Unfortunately for Mr. White and so many others evangelicals today, the apostle Paul believed baptism replaced circumcision (Col. 2:11ff). In other words, Mr. White’s doctrine of the last things (eschatology) incorrectly links circumcision, Abraham, and the eschatological land of promise. If you lose circumcision, they hold, you lose the land. Nonsense. The OT Passover gave way to the NT Lord’s Supper and fulfillment in the New Covenant in Jeremiah 31:31-34. Baptism also superseded (took the place of) circumcision in the Gospels and epistles.
There have only been one people of God beginning in the O.T., all of whom believed in the Seed of the woman (Gen. 3:15), that is, Christ (Gal. 3:1 6). Adam and Eve believed in the Seed (Gen. 3:20; 4:1). Abraham believed the same promise when God revealed even more of its meaning to him (Gen. 15:6). Abraham looked beyond the physical land of Canaan to the new heavens and earth and a city with foundations (Heb. 11:13-16).
Heb. 11:13-16 All these died in faith, without receiving the promises, but having seen and welcomed them from a distance, and having confessed that they were strangers and exiles on the earth. 14 For those who say such things make it clear that they are seeking a country of their own. 15 And indeed if they had been thinking of that country which they left, they would have had opportunity to return. 16 But as it is, they (the believing Jews the author is addressing) desire a better country, that is, a heavenly one (not an earthly one). Therefore God is not ashamed to be called their God; for He has prepared a city for them. (emphasis added)
Whitney Woollard has rightly understood the land from a larger, more biblical, and comprehensive view as Abraham did: "The point of God’s land promises was never just one strip of territory in the Middle East. Instead, God’s land promises are ultimately about the whole world.
"In the beginning, God put his people in a garden land to dwell with Him as his people who enjoy his presence. God cast Adam and Eve out of the Garden of Eden He had given to them. Then God promised a land to Abraham where he would live with his people.
As that promise of land continues to develop in the storyline of Scripture, we see that the land is ultimately not just about a place to set up borders or to mark out territory in distinction from a bunch of other countries. This land is a place where God dwells with his people."
You will remember that God removed Corporate Adam or Israel from Canaan as He did with Adam and Eve. The point is that physical Eden, Canaan, and later Palestine served as pointers to something greater, the new heavens and earth. (See Rev. 21:1-22:5; 2 Pet. 3)

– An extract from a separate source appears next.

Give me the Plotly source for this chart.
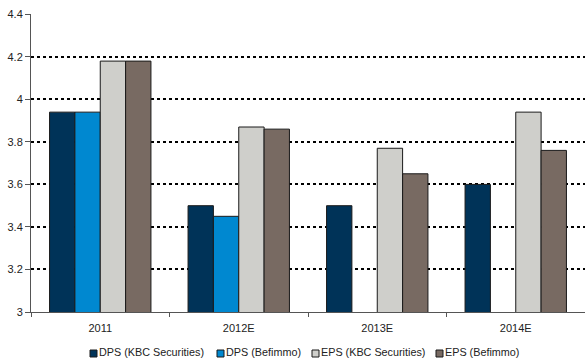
import plotly.graph_objects as go

categories = ["2011", "2012E", "2013E", "2014E"]
dps_kbc = [3.94, 3.50, 3.50, 3.60]
dps_befimmo = [3.94, 3.45, None, None]
eps_kbc = [4.18, 3.87, 3.77, 3.94]
eps_befimmo = [4.18, 3.86, 3.65, 3.76]
y_ticks = [3, 3.2, 3.4, 3.6, 3.8, 4, 4.2, 4.4]

series = [
    ("DPS (KBC Securities)", dps_kbc, "#003358"),
    ("DPS (Befimmo)", dps_befimmo, "#0088D0"),
    ("EPS (KBC Securities)", eps_kbc, "#CFCFCB"),
    ("EPS (Befimmo)", eps_befimmo, "#786A62"),
]

FONT = "Arial, 'Liberation Sans', Helvetica, sans-serif"
L, T, W, H = 31, 14, 585, 360
B = 48
plot_w = W - L
plot_h = H - T - B

fig = go.Figure()
for name, vals, col in series:
    fig.add_trace(go.Bar(
        x=categories, y=vals, name=name, showlegend=False,
        marker=dict(color=col, line=dict(color="#1a1a1a", width=1)),
    ))

# compact legend (Excel style): small outlined squares + labels
text_y_px = 351.5
sq_y_px = 353.5
sq = 7
legend_entries = [(90, 99), (217, 226), (312, 321), (436, 445)]
for (sx, tx), (name, vals, col) in zip(legend_entries, series):
    fig.add_shape(
        type="rect", xref="paper", yref="paper",
        x0=(sx - L) / plot_w, x1=(sx + sq - L) / plot_w,
        y0=(H - B - (sq_y_px + sq / 2)) / plot_h,
        y1=(H - B - (sq_y_px - sq / 2)) / plot_h,
        fillcolor=col, line=dict(color="#1a1a1a", width=1),
    )
    fig.add_annotation(
        text=name, xref="paper", yref="paper",
        x=(tx - L) / plot_w, y=(H - B - text_y_px) / plot_h,
        xanchor="left", yanchor="middle", showarrow=False,
        font=dict(family=FONT, size=10.8, color="#222"), xshift=-2,
    )

fig.update_layout(
    width=W, height=H,
    margin=dict(l=L, r=0, t=T, b=B),
    paper_bgcolor="white", plot_bgcolor="white",
    barmode="group", bargap=0.268, bargroupgap=0,
    font=dict(family=FONT, size=11, color="#222"),
    showlegend=False,
    xaxis=dict(
        type="category", range=[-0.5, 3.5],
        tickson="boundaries", ticks="outside", ticklen=4, tickcolor="#555",
        showline=True, linecolor="#555", linewidth=1,
        showgrid=False, zeroline=False, ticklabelstandoff=6,
        tickfont=dict(family=FONT, size=11, color="#222"),
    ),
    yaxis=dict(
        range=[3, 4.4015], tickvals=y_ticks, ticktext=[f"{v:g}" for v in y_ticks],
        ticks="outside", ticklen=5, tickcolor="#555",
        showline=True, linecolor="#555", linewidth=1,
        showgrid=True, gridcolor="black", gridwidth=1.5, griddash="dot",
        zeroline=False,
        tickfont=dict(family=FONT, size=11, color="#222"),
    ),
)

fig.write_html("out.html")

Ultimately, throughout the Old Testament and the Prophets, we see that God promises to reign over and dwell with his people on the whole earth. Zechariah 14 says, “The Lord will be king over all the earth.” His land will be the whole earth. This is why Paul can say about Abraham that he was the heir of the whole world. (See also Heb. 11:13-16; Rom. 4:13)
Christ is the fulfillment of all five cables: the kingdom of God, the covenants, the mediator, the temple, and the land. Each of these cables points forward to Jesus Christ as the subject and interpreter of Scripture. In my dispensational days, Christ was not the focus of my O.T. sermons, or the sermons I heard given by other preachers. One major U.S. Seminary’s doctrinal statement emphasizes, “that it was historically impossible that they should have had as the conscious object of their faith the incarnate, crucified Son, the Lamb of God (Jn. 1:29), and that it is evident that they did not comprehend as we do that the sacrifices depicted the person and work of Christ. We also believe that they did not understand the redemptive significance of the prophecies or types concerning the sufferings of Christ (1 Pet. 1:10–12).” Dallas Theological Seminary's Doctrinal Statement.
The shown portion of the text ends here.